→ Task to complete: Extract, exactly as written, each line from the start of the records below to the line containing "plt.rcParams['font.size'] = 8", both ends included; drop the pictures.

(Entries with chart source code)
───
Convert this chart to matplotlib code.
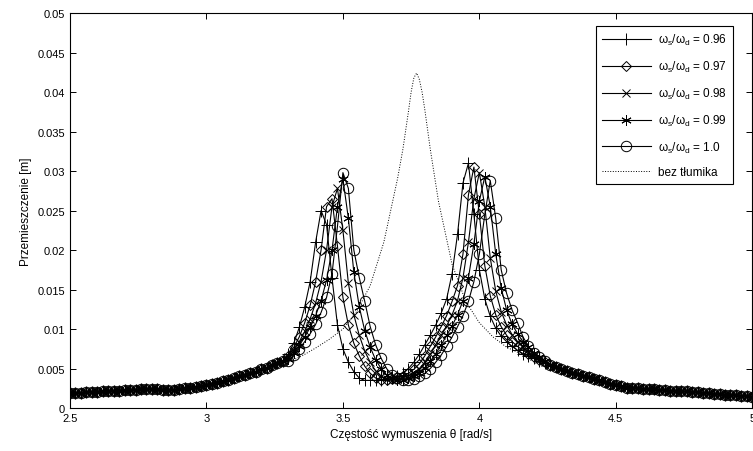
import numpy as np
import matplotlib
matplotlib.use('Agg')
import matplotlib.pyplot as plt

plt.rcParams['font.family'] = ['Liberation Sans', 'DejaVu Sans']
plt.rcParams['mathtext.fontset'] = 'custom'
plt.rcParams['mathtext.rm'] = 'Liberation Sans'
plt.rcParams['font.size'] = 8

# frequency grid (rad/s), step 0.02
x_left = np.round(np.arange(2.50, 3.29, 0.02), 2)
x_mid = np.round(np.arange(3.30, 4.29, 0.02), 2)
x_right = np.round(np.arange(4.30, 5.01, 0.02), 2)

# tails common for all damper curves
tail_left = [.0019, .0019, .0019, .0020, .0020, .0020, .0021, .0021, .0022, .0022,
             .0023, .0023, .0023, .0024, .0024, .0024, .0024, .0023, .0023, .0023,
             .0024, .0025, .0026, .0027, .0028, .0029, .0031, .0032, .0034, .0036,
             .0038, .0040, .0042, .0044, .0046, .0049, .0051, .0054, .0057, .0060]
tail_right = [.0050, .0047, .0045, .0043, .0041, .0039, .0037, .0035, .0033, .0031,
              .0029, .0028, .0026, .0025, .0025, .0024, .0024, .0024, .0023, .0023,
              .0022, .0022, .0021, .0021, .0020, .0020, .0019, .0019, .0018, .0018,
              .0017, .0017, .0016, .0015, .0015, .0014]

# middle part 3.30 .. 4.28
mid_096 = [.0068, .0082, .0102, .0128, .0160, .0210, .0250, .0232, .0165, .0105,
           .0075, .0058, .0046, .0038, .0035, .0035, .0035, .0036, .0037, .0039,
           .0041, .0045, .0050, .0058, .0068, .0080, .0092, .0105, .0120, .0138,
           .0170, .0220, .0285, .0310, .0245, .0175, .0138, .0116, .0101, .0091,
           .0084, .0078, .0073, .0069, .0066, .0063, .0060, .0057, .0054, .0052]
mid_097 = [.0066, .0077, .0090, .0108, .0130, .0160, .0200, .0255, .0265, .0205,
           .0140, .0105, .0082, .0066, .0053, .0044, .0038, .0036, .0036, .0037,
           .0039, .0041, .0044, .0049, .0056, .0066, .0078, .0090, .0103, .0117,
           .0135, .0155, .0195, .0270, .0305, .0245, .0180, .0142, .0118, .0103,
           .0092, .0084, .0078, .0073, .0069, .0065, .0061, .0058, .0055, .0052]
mid_098 = [.0064, .0073, .0084, .0097, .0113, .0133, .0160, .0200, .0255, .0278,
           .0225, .0158, .0118, .0092, .0072, .0058, .0047, .0040, .0037, .0036,
           .0037, .0039, .0041, .0045, .0050, .0058, .0068, .0080, .0092, .0104,
           .0118, .0136, .0165, .0210, .0265, .0298, .0255, .0190, .0148, .0122,
           .0105, .0093, .0084, .0077, .0071, .0066, .0062, .0058, .0055, .0052]
mid_099 = [.0062, .0070, .0079, .0090, .0102, .0117, .0136, .0162, .0200, .0255,
           .0290, .0240, .0172, .0128, .0098, .0077, .0061, .0050, .0042, .0038,
           .0036, .0036, .0038, .0041, .0045, .0051, .0059, .0069, .0080, .0092,
           .0104, .0118, .0136, .0165, .0208, .0262, .0293, .0255, .0195, .0152,
           .0124, .0106, .0094, .0084, .0077, .0070, .0064, .0059, .0055, .0052]
mid_100 = [.0060, .0067, .0075, .0084, .0094, .0106, .0121, .0140, .0170, .0230,
           .0298, .0278, .0200, .0165, .0135, .0103, .0080, .0063, .0050, .0042,
           .0038, .0036, .0036, .0037, .0040, .0044, .0050, .0058, .0067, .0078,
           .0090, .0103, .0117, .0135, .0160, .0195, .0245, .0288, .0240, .0175,
           .0145, .0124, .0108, .0090, .0078, .0070, .0064, .0059, .0055, .0052]

# response without damper
x_free = [2.5, 2.6, 2.7, 2.8, 2.9, 3.0, 3.1, 3.2, 3.3, 3.35, 3.4, 3.45, 3.5, 3.55,
          3.6, 3.65, 3.7, 3.72, 3.74, 3.75, 3.76, 3.77, 3.78, 3.79, 3.8, 3.82,
          3.85, 3.9, 3.95, 4.0, 4.05, 4.1, 4.15, 4.2, 4.3, 4.4, 4.5, 4.6, 4.7,
          4.8, 4.9, 5.0]
y_free = [.0019, .0021, .0023, .0025, .0027, .0031, .0037, .0046, .0058, .0066,
          .0076, .0087, .0100, .0122, .0155, .0210, .0290, .0328, .0375, .0400,
          .0418, .0424, .0416, .0400, .0378, .0328, .0262, .0182, .0135, .0108,
          .0090, .0077, .0069, .0064, .0050, .0039, .0030, .0025, .0022, .0019,
          .0016, .0014]

labels = ['0.96', '0.97', '0.98', '0.99', '1.0']
markers = ['+', 'D', 'x', (6, 2, 0), 'o']
msizes = [8.5, 5.5, 6, 7.5, 7.5]
mids = [mid_096, mid_097, mid_098, mid_099, mid_100]

xticks = [2.5, 3, 3.5, 4, 4.5, 5]
xticklabels = ['2.5', '3', '3.5', '4', '4.5', '5']
yticks = [0, 0.005, 0.01, 0.015, 0.02, 0.025, 0.03, 0.035, 0.04, 0.045, 0.05]
yticklabels = ['0', '0.005', '0.01', '0.015', '0.02', '0.025', '0.03', '0.035',
               '0.04', '0.045', '0.05']

fig = plt.figure(figsize=(7.53, 4.52), dpi=100)
ax = fig.add_axes([0.093, 0.095, 0.906, 0.874])

x_all = np.concatenate([x_left, x_mid, x_right])
for lab, m, ms, mid in zip(labels, markers, msizes, mids):
    y_all = np.concatenate([tail_left, mid, tail_right])
    ax.plot(x_all, y_all, color='k', lw=0.8, marker=m, ms=ms, mfc='none',
            mec='k', mew=0.7,
            label=r'ω$_\mathrm{s}$/ω$_\mathrm{d}$ = ' + lab)
ax.plot(x_free, y_free, 'k:', lw=0.7, label='bez tłumika')

ax.set_xlim(2.5, 5)
ax.set_ylim(0, 0.05)
ax.set_xticks(xticks)
ax.set_xticklabels(xticklabels)
ax.set_yticks(yticks)
ax.set_yticklabels(yticklabels)
ax.tick_params(direction='in', top=True, right=True, length=4, width=0.7,
               labelsize=8)
for s in ax.spines.values():
    s.set_linewidth(0.8)

ax.set_xlabel('Częstość wymuszenia θ [rad/s]', fontsize=8.5)
ax.set_ylabel('Przemieszczenie [m]', fontsize=8.5)

leg = ax.legend(loc='upper right', bbox_to_anchor=(0.972, 0.967), fontsize=8.5,
                fancybox=False, framealpha=1, edgecolor='k', handlelength=4.2,
                labelspacing=1.0, borderpad=0.5, handletextpad=0.6,
                borderaxespad=0)
leg.get_frame().set_linewidth(0.8)

fig.savefig('out.png', dpi=100)
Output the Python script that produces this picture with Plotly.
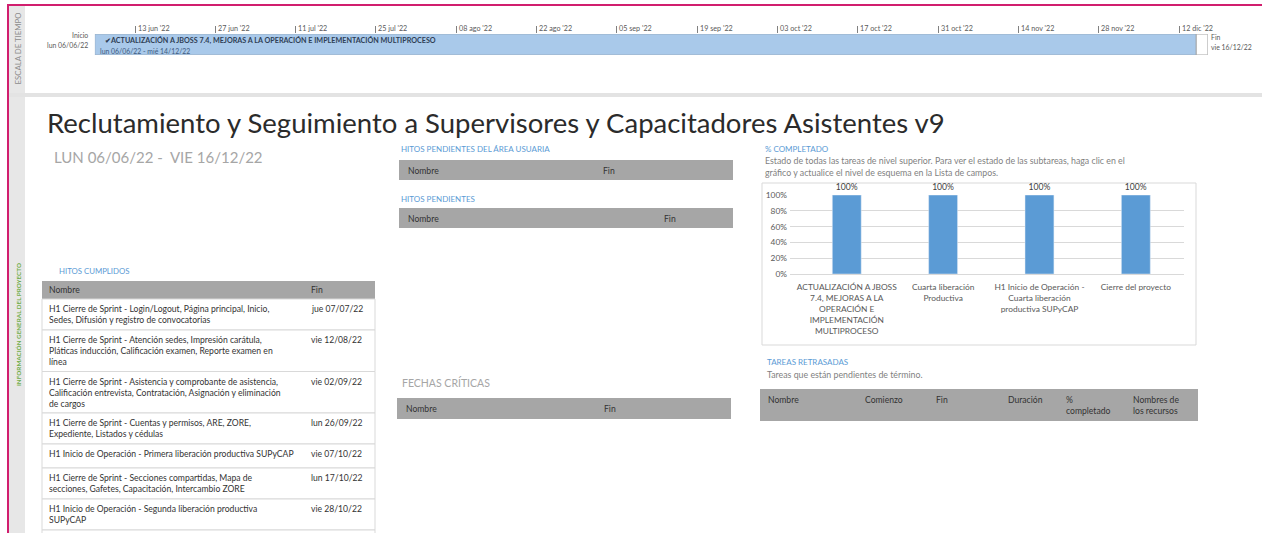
import pandas as pd
import plotly.graph_objects as go

W, H = 1262, 533
FONT = "Lato"

# ---------------- data ----------------
project_title = "Reclutamiento y Seguimiento a Supervisores y Capacitadores Asistentes v9"
project_range = "LUN 06/06/22 -  VIE 16/12/22"

task_name = "✔ACTUALIZACIÓN A JBOSS 7.4, MEJORAS A LA OPERACIÓN E IMPLEMENTACIÓN MULTIPROCESO"
task_dates = "lun 06/06/22 - mié 14/12/22"
task_start = "2022-06-06"
task_end = "2022-12-15"      # exclusive end of mié 14/12/22
project_end = "2022-12-17"   # exclusive end of vie 16/12/22
start_label = ["Inicio", "lun 06/06/22"]
end_label = ["Fin", "vie 16/12/22"]

timeline_ticks = ["2022-06-13", "2022-06-27", "2022-07-11", "2022-07-25", "2022-08-08",
                  "2022-08-22", "2022-09-05", "2022-09-19", "2022-10-03", "2022-10-17",
                  "2022-10-31", "2022-11-14", "2022-11-28", "2022-12-12"]
timeline_labels = ["13 jun '22", "27 jun '22", "11 jul '22", "25 jul '22", "08 ago '22",
                   "22 ago '22", "05 sep '22", "19 sep '22", "03 oct '22", "17 oct '22",
                   "31 oct '22", "14 nov '22", "28 nov '22", "12 dic '22"]

hitos_names = [
    "H1 Cierre de Sprint - Login/Logout, Página principal, Inicio,<br>Sedes, Difusión y registro de convocatorias",
    "H1 Cierre de Sprint - Atención sedes, Impresión carátula,<br>Pláticas inducción, Calificación examen, Reporte examen en<br>línea",
    "H1 Cierre de Sprint - Asistencia y comprobante de asistencia,<br>Calificación entrevista, Contratación, Asignación y eliminación<br>de cargos",
    "H1 Cierre de Sprint - Cuentas y permisos, ARE, ZORE,<br>Expediente, Listados y cédulas",
    "H1 Inicio de Operación - Primera liberación productiva SUPyCAP",
    "H1 Cierre de Sprint - Secciones compartidas, Mapa de<br>secciones, Gafetes, Capacitación, Intercambio ZORE",
    "H1 Inicio de Operación - Segunda liberación productiva<br>SUPyCAP",
    "H1 Cierre de Sprint - Integración de ZORE, Reportes y consultas",
]
hitos_fin = ["jue 07/07/22", "vie 12/08/22", "vie 02/09/22", "lun 26/09/22",
             "vie 07/10/22", "lun 17/10/22", "vie 28/10/22", "vie 11/11/22"]

pct_categories = [
    "ACTUALIZACIÓN A JBOSS<br>7.4, MEJORAS A LA<br>OPERACIÓN E<br>IMPLEMENTACIÓN<br>MULTIPROCESO",
    "Cuarta liberación<br>Productiva",
    "H1 Inicio de Operación -<br>Cuarta liberación<br>productiva SUPyCAP",
    "Cierre del proyecto",
]
pct_values = [100, 100, 100, 100]
pct_ticks = [0, 20, 40, 60, 80, 100]

retrasadas_cols = ["Nombre", "Comienzo", "Fin", "Duración", "%<br>completado", "Nombres de<br>los recursos"]

# ---------------- helpers ----------------
def px(x):
    return x / W

def py(y):
    return 1 - y / H

annotations = []
shapes = []

def text(t, x, y, size, color="#404040", xanchor="left", yanchor="middle",
         angle=0, xref="paper", family=FONT, xshift=0, align="left"):
    annotations.append(dict(
        text=t, x=x if xref != "paper" else px(x), y=py(y), xref=xref, yref="paper",
        xanchor=xanchor, yanchor=yanchor, showarrow=False, textangle=angle,
        font=dict(family=family, size=size, color=color), xshift=xshift, align=align,
        borderpad=0))

def rect(x0, y0, x1, y1, fill, line=None, lw=0):
    shapes.append(dict(type="rect", xref="paper", yref="paper",
                       x0=px(x0), x1=px(x1), y0=py(y0), y1=py(y1),
                       fillcolor=fill, line=dict(color=line or fill, width=lw), layer="below"))

BLUE = "#5B9BD5"
HEAD = "#A6A6A6"
GRAYTXT = "#7F7F7F"
CELL = 8.6
SEC = 8.0
DESC = 8.8

# ---------------- frame ----------------
rect(9, 5, 25, 533, "#E7E7E7")
rect(9, 93, 1262, 97, "#E3E3E3")
shapes.append(dict(type="line", xref="paper", yref="paper", x0=px(8), x1=px(8), y0=0, y1=py(4),
                   line=dict(color="#D11E6E", width=2)))
shapes.append(dict(type="line", xref="paper", yref="paper", x0=px(7), x1=1, y0=py(5), y1=py(5),
                   line=dict(color="#D11E6E", width=2)))
text("ESCALA DE TIEMPO", 17.5, 49, 7.8, "#8C8C8C", xanchor="center", angle=-90)
text("<b>INFORMACIÓN GENERAL DEL PROYECTO</b>", 18, 325, 6.3, "#70AD47", xanchor="center", angle=-90)

# ---------------- timeline ----------------
t0 = pd.Timestamp(task_start)
dur_task = (pd.Timestamp(task_end) - t0).total_seconds() * 1000
dur_tail = (pd.Timestamp(project_end) - pd.Timestamp(task_end)).total_seconds() * 1000

fig = go.Figure()
fig.add_trace(go.Bar(x=[dur_task], base=[task_start], y=[0], orientation="h", width=1,
                     marker=dict(color="#A9C9EA", line=dict(color="#9AAFC4", width=1)),
                     xaxis="x2", yaxis="y2", hoverinfo="skip", showlegend=False))
fig.add_trace(go.Bar(x=[dur_tail], base=[task_end], y=[0], orientation="h", width=1,
                     marker=dict(color="#FFFFFF", line=dict(color="#A6A6A6", width=1)),
                     xaxis="x2", yaxis="y2", hoverinfo="skip", showlegend=False))
for d, lab in zip(timeline_ticks, timeline_labels):
    text(lab, d, 28.5, 7.2, "#595959", xref="x2", xshift=1.5)
text("<b>" + task_name + "</b>", task_start, 41, 7.2, "#2F3E55", xref="x2", xshift=9)
text(task_dates, task_start, 51, 6.9, "#3D5A80", xref="x2", xshift=4)
text(start_label[0], 89, 35.5, 6.9, "#595959", xanchor="right")
text(start_label[1], 89, 45.5, 6.9, "#595959", xanchor="right")
text(end_label[0], 1210, 37, 6.9, "#595959")
text(end_label[1], 1210, 47.5, 6.9, "#595959")

# ---------------- title ----------------
text(project_title, 46, 122, 27.5, "#2B2B2B")
text(project_range, 53, 157, 15, "#A6A6A6")

# ---------------- hitos cumplidos table ----------------
text("HITOS CUMPLIDOS", 58, 271, 7.8, BLUE)
TX0, TX1, FINX = 42, 375, 310
rect(TX0, 281, TX1, 299, HEAD)
text("Nombre", 48, 290, CELL, "#333333")
text("Fin", FINX, 290, CELL, "#333333")
ROW_H = {1: 24.0, 2: 31.0, 3: 41.5}
y = 299.0
for name, fin in zip(hitos_names, hitos_fin):
    n = name.count("<br>") + 1
    h = ROW_H[n]
    rect(TX0, y, TX1, y + h, "#FFFFFF", "#D9D9D9", 1)
    text(name, 48, y + 10 - 5.65 + 11.3 * n / 2, CELL, "#333333")
    text(fin, FINX, y + 10, CELL, "#333333")
    y += h

# ---------------- middle tables ----------------
text("HITOS PENDIENTES DEL ÁREA USUARIA", 400, 149, SEC, BLUE)
rect(399, 160, 733, 180, HEAD)
text("Nombre", 407, 170.5, CELL, "#333333")
text("Fin", 602, 170.5, CELL, "#333333")

text("HITOS PENDIENTES", 400, 199, SEC, BLUE)
rect(399, 208, 733, 228, HEAD)
text("Nombre", 407, 218.5, CELL, "#333333")
text("Fin", 663, 218.5, CELL, "#333333")

text("FECHAS CRÍTICAS", 401, 383, 10.5, "#A6A6A6")
rect(397, 398, 731, 419, HEAD)
text("Nombre", 405, 408.5, CELL, "#333333")
text("Fin", 603, 408.5, CELL, "#333333")

# ---------------- % completado ----------------
text("% COMPLETADO", 764, 149, SEC, BLUE)
text("Estado de todas las tareas de nivel superior. Para ver el estado de las subtareas, haga clic en el",
     764, 160, DESC, GRAYTXT)
text("gráfico y actualice el nivel de esquema en la Lista de campos.", 764, 172.5, DESC, GRAYTXT)
rect(762, 183, 1196, 345, "#FFFFFF", "#D9D9D9", 1)

fig.add_trace(go.Bar(x=pct_categories, y=pct_values, width=0.3,
                     marker=dict(color="#5B9BD5"),
                     text=[f"{v}%" for v in pct_values], textposition="outside",
                     constraintext="none", cliponaxis=False,
                     textfont=dict(family=FONT, size=8.6, color="#404040"),
                     xaxis="x", yaxis="y", hoverinfo="skip", showlegend=False))

# ---------------- tareas retrasadas ----------------
text("TAREAS RETRASADAS", 766, 362, SEC, BLUE)
text("Tareas que están pendientes de término.", 766, 374, DESC, GRAYTXT)
rect(760, 389, 1198, 421, HEAD)
for col, cx in zip(retrasadas_cols, [767, 864, 935, 1007, 1065, 1132]):
    n = col.count("<br>") + 1
    text(col, cx, 400 + 5.75 * (n - 1), CELL, "#333333")

fig.update_layout(
    width=W, height=H, margin=dict(l=0, r=0, t=0, b=0, pad=0, autoexpand=False),
    paper_bgcolor="#FFFFFF", plot_bgcolor="#FFFFFF",
    barmode="overlay",
    annotations=annotations, shapes=shapes,
    xaxis=dict(domain=[px(790), px(1184)], anchor="y", range=[-0.589, 3.50],
               showline=True, linecolor="#D9D9D9", automargin=False,
               ticks="", tickfont=dict(family=FONT, size=8.4, color="#595959"),
               ticklabelstandoff=5, tickangle=0, fixedrange=True),
    yaxis=dict(domain=[py(274), py(195)], anchor="x", range=[0, 100], tickvals=pct_ticks,
               ticktext=[f"{v}%" for v in pct_ticks], ticklabelstandoff=2, automargin=False,
               showgrid=True, gridcolor="#D9D9D9", zeroline=False,
               tickfont=dict(family=FONT, size=8.4, color="#595959"), fixedrange=True),
    xaxis2=dict(domain=[px(94.85), px(1207.7)], anchor="y2", type="date", automargin=False,
                range=[task_start, project_end], side="top", ticks="outside", ticklen=7,
                tickcolor="#808080", tickwidth=1, tickvals=timeline_ticks,
                showticklabels=False, showgrid=False, showline=False, zeroline=False),
    yaxis2=dict(domain=[py(55), py(34)], anchor="x2", range=[-0.5, 0.5], visible=False,
                automargin=False),
)

post = ("document.body.style.margin='0';document.body.style.padding='0';"
        "document.body.style.overflow='hidden';"
        "var d=document.getElementById('{plot_id}');"
        "d.style.position='absolute';d.style.left='0px';d.style.top='0px';")
fig.write_html("out.html", post_script=post, config={"displayModeBar": False})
───
→ Written answer:
Convert this chart to matplotlib code.
import numpy as np
import matplotlib
matplotlib.use('Agg')
import matplotlib.pyplot as plt

plt.rcParams['font.family'] = ['Liberation Sans', 'DejaVu Sans']
plt.rcParams['mathtext.fontset'] = 'custom'
plt.rcParams['mathtext.rm'] = 'Liberation Sans'
plt.rcParams['font.size'] = 8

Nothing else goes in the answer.